Durante el camino de regreso íbamos muy simples riéndonos de todos los ruidos que había hecho el camello al momento de impulsarse para caminar y cómo a los ojos de alguien más yo podía llegar a ser una buena esposa. Fue en ese momento cuando el chofer le preguntó a mi papá «Tu hija es muy feliz ¿Tu hija es soltera?» Ya muertos de risa y con otra cara para la situación mi papá le contestó que sí y que el estaba feliz que así lo fuera. Muy insistente, el chofer le empezaba a contar a mi papá que había calidad de vida en Dubái, que había buenas escuelas, mucha oportunidad de trabajo, mucho dinero y muchos camellos. ¡Muchos camellos! Ya no podía aguantar más mi risa sarcástica y les dije en secreto «Váyanse despidiendo de mí y ahorrando porqué la próxima Navidad será en el desierto.»

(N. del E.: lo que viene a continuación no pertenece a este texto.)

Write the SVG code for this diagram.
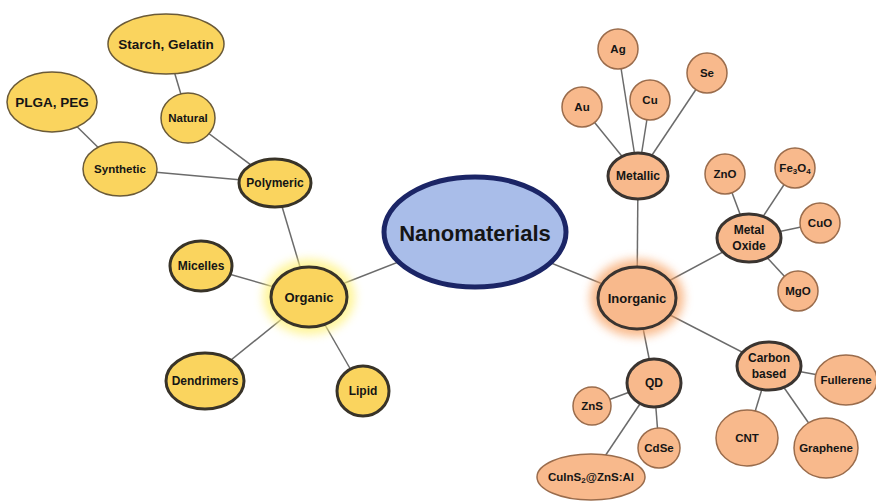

Mi papá por más que intentaba desviar el tema, el chofer seguía insistiendo que los camellos son muy caros si son bien vendidos, nos dio una clase de cómo los venden y para qué sirven. Por un momento vi muy interesado a mi papá por saber más de camellos, por suerte estábamos entrando al hotel y le pregunté «¿Qué quieres saber?» Pensé que en verdad quería aprender sobre camellos pero no. Me contestó: «Espérate, quiero saber si me ofrece un Porsche, si lo ofrece subes rápido por tu maleta.» A mi mamá casi le da un infarto y yo casi me hago pipí de la risa.
Cuando me di cuenta, la camioneta ya no estaba en movimiento y un hombre muy amable me abrió la puerta para darme la bienvenida al hotel. Me sentí en casa. Mi papá le dio las gracias al chofer y, claro, le dejó una propina generosa, como dándole las gracias por sus cumplidos pero al mismo tiempo mandándolo de regreso por donde llegó. Entramos al hotel y mi mamá empezó a reclamarle a mi papá que cómo era posible que consideraría cambiar a su hija por un camello o un Porsche, que a ella también le había costado su trabajo criarme y que si alguien merecía un Porsche debería ser ella.
Y es desde ahí que esta anécdota se ha convertido en nuestro chiste local. Siempre tratan de ofrecerme en matrimonio, en donde sea que estemos me cuestionan «¿Cuántos camellos crees que ofrezcan aquí?» Y estoy condicionada a que si alguien ofrece más de lo que ofrecieron en Dubái, debo estar lista así como lo están ellos para manejar su futuro coche lujoso.